Hello.
I’ve read that training my own voice for mimic tts takes besides good mic equipment a huge amount of time. But before any further researches - are there any compatible corpus files available for german language?
Since i have never used the software. Must the process be completely finished before hearing your tts voice or can you already hear how it might sound after finishing 1/3?
Well, if you have too little data, some sentences may not be output correctly. 20 h language files are needed for mimic2. if you have less data can be that there is no result and you have calculated for free the model. The quality is also very important. read the docs about it exactly. I also find in language-de and mimic chat
I started with your german corpus files.
I’m at phrase 195 out of 30049. When do i have the option of testing my tts voice? Is there a button appearing after a minimum of 20h voice has been recorded?
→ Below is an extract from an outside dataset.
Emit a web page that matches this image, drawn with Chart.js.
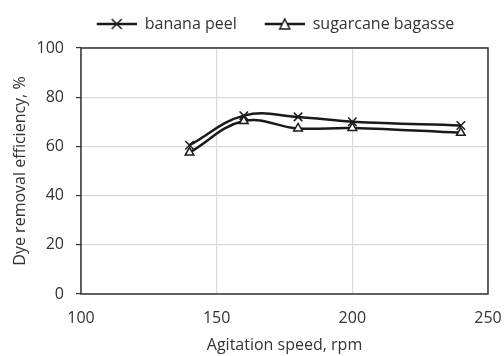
<!DOCTYPE html>
<html>
<head>
<meta charset="utf-8">
<script src="https://cdn.jsdelivr.net/npm/chart.js@4/dist/chart.umd.min.js"></script>
<style>
  html, body { margin: 0; padding: 0; background: #fff; }
  #wrap { width: 504px; height: 356px; }
</style>
</head>
<body>
<div id="wrap"><canvas id="chart"></canvas></div>
<script>
var speeds = [140, 160, 180, 200, 240];
var bananaPeel = [60.5, 72.5, 72, 70, 68.5];
var sugarcaneBagasse = [57.5, 70.3, 67.3, 67.5, 65.5];
var xTicks = [100, 150, 200, 250];
var yTicks = [0, 20, 40, 60, 80, 100];

var ink = "#1a1a1a";
var textColor = "#333";
var fontFamily = "'Open Sans', sans-serif";
var swatchGap = 16; // blank space left of each legend swatch

function toPoints(values) {
    var pts = [];
    for (var i = 0; i < speeds.length; i++) {
        pts.push({ x: speeds[i], y: values[i] });
    }
    return pts;
}

// small legend swatch: line with the marker on it
function legendSwatch(kind) {
    var c = document.createElement("canvas");
    c.width = 40 + swatchGap;
    c.height = 14;
    var g = c.getContext("2d");
    g.translate(swatchGap, 0);
    g.strokeStyle = ink;
    g.lineWidth = 2.5;
    g.beginPath();
    g.moveTo(0, 7);
    g.lineTo(40, 7);
    g.stroke();
    g.lineWidth = 1.5;
    if (kind === "cross") {
        g.beginPath();
        g.moveTo(15, 2); g.lineTo(25, 12);
        g.moveTo(25, 2); g.lineTo(15, 12);
        g.stroke();
    } else {
        g.fillStyle = "#fff";
        g.beginPath();
        g.moveTo(20, 2); g.lineTo(25, 12); g.lineTo(15, 12); g.closePath();
        g.fill();
        g.stroke();
    }
    return c;
}

var frame = {
    id: "frame",
    beforeLayout: function (chart) {
        var lg = chart.legend;
        if (lg && !lg._patched) {
            var origFit = lg.fit;
            lg.fit = function () {
                origFit.call(this);
                this.height += 6;
            };
            lg._patched = true;
        }
    },
    afterLayout: function (chart) {
        var a = chart.chartArea;
        var lg = chart.legend;
        if (lg) {
            var shift = (a.left + a.right) / 2 - (lg.left + lg.right) / 2 - 9 - swatchGap / 2;
            lg.left += shift;
            lg.right += shift;
        }
    },
    afterDraw: function (chart) {
        var a = chart.chartArea;
        var ctx = chart.ctx;
        ctx.save();
        ctx.strokeStyle = "#333";
        ctx.lineWidth = 1.5;
        ctx.strokeRect(a.left, a.top, a.right - a.left, a.bottom - a.top);
        ctx.restore();
    }
};

new Chart("chart", {
    type: "line",
    data: {
        datasets: [
            {
                label: "banana peel",
                data: toPoints(bananaPeel),
                borderColor: ink,
                borderWidth: 2.5,
                tension: 0.4,
                pointStyle: "crossRot",
                pointRadius: 6,
                pointBorderWidth: 1.5,
                pointBorderColor: ink,
                pointBackgroundColor: "#fff",
                fill: false
            },
            {
                label: "sugarcane bagasse",
                data: toPoints(sugarcaneBagasse),
                borderColor: ink,
                borderWidth: 2.5,
                tension: 0.4,
                pointStyle: "triangle",
                pointRadius: 5,
                pointBorderWidth: 1.5,
                pointBorderColor: ink,
                pointBackgroundColor: "#fff",
                fill: false
            }
        ]
    },
    options: {
        responsive: true,
        maintainAspectRatio: false,
        animation: false,
        layout: { padding: { left: 0, right: 16, top: 4, bottom: 0 } },
        plugins: {
            tooltip: { enabled: false },
            legend: {
                position: "top",
                labels: {
                    usePointStyle: true,
                    pointStyleWidth: 40 + swatchGap,
                    color: textColor,
                    font: { family: fontFamily, size: 16 },
                    padding: 12,
                    generateLabels: function (chart) {
                        return chart.data.datasets.map(function (ds, i) {
                            return {
                                text: ds.label,
                                pointStyle: legendSwatch(i === 0 ? "cross" : "triangle"),
                                fontColor: textColor,
                                lineWidth: 0,
                                strokeStyle: "transparent",
                                fillStyle: "transparent",
                                datasetIndex: i
                            };
                        });
                    }
                }
            }
        },
        scales: {
            x: {
                type: "linear",
                min: 100,
                max: 250,
                afterBuildTicks: function (axis) {
                    axis.ticks = xTicks.map(function (v) { return { value: v }; });
                },
                afterFit: function (axis) {
                    axis.height = 62;
                    axis.paddingLeft = 0;
                    axis.paddingRight = 0;
                },
                grid: { color: "#d9d9d9", lineWidth: 1.2, drawTicks: false },
                border: { display: false },
                ticks: { color: textColor, font: { family: fontFamily, size: 16 }, padding: 15, maxRotation: 0 },
                title: {
                    display: true,
                    text: "Agitation speed, rpm",
                    color: textColor,
                    font: { family: fontFamily, size: 16 },
                    padding: { top: 0, bottom: 1 }
                }
            },
            y: {
                min: 0,
                max: 100,
                afterBuildTicks: function (axis) {
                    axis.ticks = yTicks.map(function (v) { return { value: v }; });
                },
                afterFit: function (axis) { axis.width = 81; },
                grid: {
                    color: "#d9d9d9",
                    lineWidth: 1.2,
                    tickLength: 5,
                    tickColor: "#333"
                },
                border: { display: false },
                ticks: { color: textColor, font: { family: fontFamily, size: 16 }, padding: 12 },
                title: {
                    display: true,
                    text: "Dye removal efficiency, %",
                    color: textColor,
                    font: { family: fontFamily, size: 16 },
                    padding: { top: 11, bottom: 0 }
                }
            }
        }
    },
    plugins: [frame]
});
</script>
</body>
</html>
I’m just at phrase 312 of 30049. So there’s still some work to do.
Since i haven’t worked with mimic before is this the right link to follow when i reached a good amount of speech samples?
Would you now still use your existing corpus or would you generate a new one. Yours seems primarily based on phrases used by an (home) assistant.
Maybe we can generate more common/generic phrases from opencontent?
I started using mycroft skill sets until about 2000. then mozilla voice data and rest from 10000 come from wikipedia. To work up this data has cost me myself with wikipedia downloader and mycroft utils filter months. you need to rest assured to create a mimic voice takes very very long
Wow. Seems like you really spend a lot of time in creating and mixing the corpus from different sources. After all of your work should your corpus not be included in official repo as “official” german corpus then?
Thanks for your work
btw: I just finished 500 phrases and i’m getting an idea of how long it will take to speak out all 30.000 phrases. Wow - this takes really a huge amount of time. Hope it’s worth it :-).
My average is 10.4 words per second. And for now i recorded 19 min and 26 sec.
We’ve also found that consistency in recordings really affects the quality of the final voice model. So whilst it’s tempting to record a lot really quickly, it’s better to take your time, with regular breaks, speak at a consistent pace using the same equipment and environment, etc.
Definitely not a straight forward task but can be pretty amazing if you stick with it.